In Lock v British Gas Trading Ltd, the European Court of Justice (ECJ) has confirmed that holiday pay must include a payment in respect of contractual sales-based commission, rather than being based on basic salary only, under the Working Time Directive (WTD).

The case was heard at first instance by Leicester employment tribunal, which recognised that under the natural wording of the Working Time Regulations 1998 (WTR) and the week’s pay provisions of the Employment Rights Act 1996 (ERA), the Claimant was not entitled to a sum in respect of commission in his holiday pay. This position had been confirmed by the Court of Appeal in Evans v Malley Organisation Ltd t/a First Business Support. However, the Tribunal recognised a conflict with the decision in Williams v British Airways plc, in which the ECJ had held that the WTD requires that workers receive their “normal remuneration”, which includes any payments “intrinsically linked” to the performance of the worker’s tasks, during holiday. The Tribunal therefore referred the case to the ECJ for guidance.

In the interim, the Advocate General issued an opinion that the Claimant’s commission was intrinsically linked to his role as a salesman. Therefore, his statutory holiday pay should include an amount to reflect the commission he would have earned had he not taken annual leave.

The ECJ agreed with the Advocate General that employees must be compensated for sales-based commission during holiday.

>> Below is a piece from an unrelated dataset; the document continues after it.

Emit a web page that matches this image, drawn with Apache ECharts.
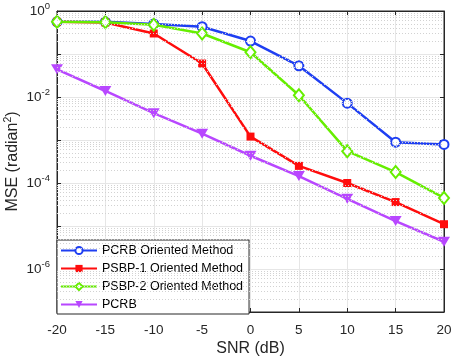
<!DOCTYPE html>
<html>
<head>
<meta charset="utf-8">
<script src="https://cdn.jsdelivr.net/npm/echarts@6/dist/echarts.min.js"></script>
<style>
  html, body { margin: 0; padding: 0; background: #fff; }
  #chart { width: 459px; height: 357px; }
</style>
</head>
<body>
<div id="chart"></div>
<script>
var snr = [-20, -15, -10, -5, 0, 5, 10, 15, 20];
var pcrbMethod = [0.56, 0.56, 0.5, 0.43, 0.2, 0.053, 0.0072, 0.00089, 0.00079];
var psbp1Method = [0.56, 0.54, 0.30, 0.06, 0.0012, 0.00025, 0.0001, 0.000036, 0.000011];
var psbp2Method = [0.56, 0.55, 0.48, 0.30, 0.11, 0.011, 0.00055, 0.00018, 0.000045];
var pcrbBound = [0.044, 0.0138, 0.0042, 0.0014, 0.00043, 0.000145, 0.000043, 0.000013, 0.0000043];
var seriesNames = ['PCRB Oriented Method', 'PSBP-1 Oriented Method', 'PSBP-2 Oriented Method', 'PCRB'];

function pairs(ys) {
  return snr.map(function (x, i) { return [x, ys[i]]; });
}

// dotted minor grid at 2..9 x 10^k, across the whole x range
var minorLines = [];
for (var k = -7; k < 0; k++) {
  for (var m = 2; m <= 9; m++) {
    var v = m * Math.pow(10, k);
    minorLines.push([{ coord: [-20, v] }, { coord: [20, v] }]);
  }
}

var axisColor = '#262626';
var font = 'Liberation Sans, Arial, sans-serif';

var chart = echarts.init(document.getElementById('chart'));

var option = {
  animation: false,
  grid: {
    left: 57, right: 15, top: 11, bottom: 45,
    outerBoundsMode: 'none',
    containLabel: false,
    show: true, borderColor: axisColor, borderWidth: 1
  },
  legend: {
    data: seriesNames,
    orient: 'vertical',
    left: 57,
    top: 240,
    backgroundColor: '#fff',
    borderColor: axisColor,
    borderWidth: 1,
    borderRadius: 0,
    padding: [4, 6, 3, 3],
    itemWidth: 36,
    itemHeight: 9,
    itemGap: 5,
    textStyle: { fontFamily: font, fontSize: 12.5, color: '#000' }
  },
  xAxis: [{
    type: 'value',
    min: -20, max: 20, interval: 5,
    name: 'SNR (dB)',
    nameLocation: 'middle',
    nameGap: 29,
    nameMoveOverlap: false,
    nameTextStyle: { fontFamily: font, fontSize: 16, color: axisColor },
    axisLine: { onZero: false, lineStyle: { color: axisColor } },
    axisTick: { inside: true, length: 4, lineStyle: { color: axisColor } },
    axisLabel: { fontFamily: font, fontSize: 13.5, color: axisColor, margin: 11 },
    splitLine: { lineStyle: { color: '#e6e6e6' } }
  }, {
    type: 'value', position: 'top',
    min: -20, max: 20, interval: 5,
    axisLine: { onZero: false, lineStyle: { color: axisColor } },
    axisTick: { inside: true, length: 4, lineStyle: { color: axisColor } },
    axisLabel: { show: false },
    splitLine: { show: false }
  }],
  yAxis: [{
    type: 'log',
    logBase: 10,
    min: 1e-7, max: 1,
    name: 'MSE (radian{sup|2})',
    nameLocation: 'middle',
    nameGap: 34,
    nameMoveOverlap: false,
    nameTextStyle: {
      fontFamily: font, fontSize: 16, color: axisColor,
      rich: { sup: { fontFamily: font, fontSize: 10.5, color: axisColor, padding: [0, 0, 9, 0] } }
    },
    axisLine: { show: true, onZero: false, lineStyle: { color: axisColor } },
    axisTick: { inside: true, length: 4, lineStyle: { color: axisColor } },
    axisLabel: {
      fontFamily: font, fontSize: 13.5, color: axisColor, margin: 7,
      formatter: function (val) {
        var e = Math.round(Math.log10(val));
        if (e % 2 !== 0) return '';
        return '10{sup|' + e + '}';
      },
      rich: { sup: { fontFamily: font, fontSize: 9.5, color: axisColor, padding: [0, 0, 9, 0] } }
    },
    splitLine: { lineStyle: { color: '#e6e6e6' } }
  }, {
    type: 'log',
    logBase: 10,
    min: 1e-7, max: 1,
    position: 'right',
    axisLine: { show: true, onZero: false, lineStyle: { color: axisColor } },
    axisTick: { inside: true, length: 4, lineStyle: { color: axisColor } },
    axisLabel: { show: false },
    splitLine: { show: false }
  }],
  series: [{
    name: 'minor-grid',
    type: 'line',
    data: [],
    z: 1,
    silent: true,
    markLine: {
      silent: true,
      symbol: 'none',
      label: { show: false },
      lineStyle: { color: '#d2d2d2', type: [1, 2], width: 1 },
      data: minorLines
    }
  }, {
    name: seriesNames[0],
    type: 'line',
    data: pairs(pcrbMethod),
    z: 4,
    symbol: 'emptyCircle',
    symbolSize: 9,
    color: '#1f3ff2',
    lineStyle: { width: 2.5 },
    itemStyle: { borderWidth: 2 }
  }, {
    name: seriesNames[1],
    type: 'line',
    data: pairs(psbp1Method),
    z: 4,
    symbol: 'rect',
    symbolSize: 8,
    color: '#ff0d0d',
    lineStyle: { width: 2.5 },
    itemStyle: { borderWidth: 2 }
  }, {
    name: seriesNames[2],
    type: 'line',
    data: pairs(psbp2Method),
    z: 4,
    symbol: 'emptyDiamond',
    symbolSize: [10, 12],
    color: '#66ee00',
    lineStyle: { width: 2.5 },
    itemStyle: { borderWidth: 2 }
  }, {
    name: seriesNames[3],
    type: 'line',
    data: pairs(pcrbBound),
    z: 4,
    symbol: 'triangle',
    symbolRotate: 180,
    symbolSize: [12, 10],
    color: '#b847ff',
    lineStyle: { width: 2.5 }
  }]
};

chart.setOption(option);
</script>
</body>
</html>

In terms of how such sums should be calculated, the ECJ stated that this must be decided by the national courts or tribunal, focussing on the average commission earned over the appropriate reference period under national law.

This case is now likely to return to the employment tribunal, which will need to consider whether the WTR and the week’s pay provisions of the ERA can be interpreted in line with the ECJ’s decision. It is likely that they will find a way to do so, regardless of how much the wording needs to be stretched. They will also need to determine how commission should be calculated. It is likely that they will use the standard UK reference period of 12 weeks which is used for calculating holiday pay for workers with no fixed hours.

The decision will have a very significant financial impact on employers who pay contractual commission, as they will now have to pay increased holiday pay to all such workers. What is more, the impact of the decision is not limited to commission payments only. “Normal remuneration” which is “intrinsically linked” to the workers’ function may well include overtime payments as well. This point should be clarified by two cases listed in the EAT in July. In the cases of Neal v Freightliner Ltd and Fulton v Bear Scotland Ltd, the Tribunal held that a worker’s overtime payments had to be taken into account when calculating his holiday pay.

The one comfort for hard-hit employers is that the decision is likely to apply only to the four weeks’ holiday under the WTD, not the full 5.6 weeks specified by the WTR or any additional contractual holiday. This point should be confirmed by the Tribunal in due course.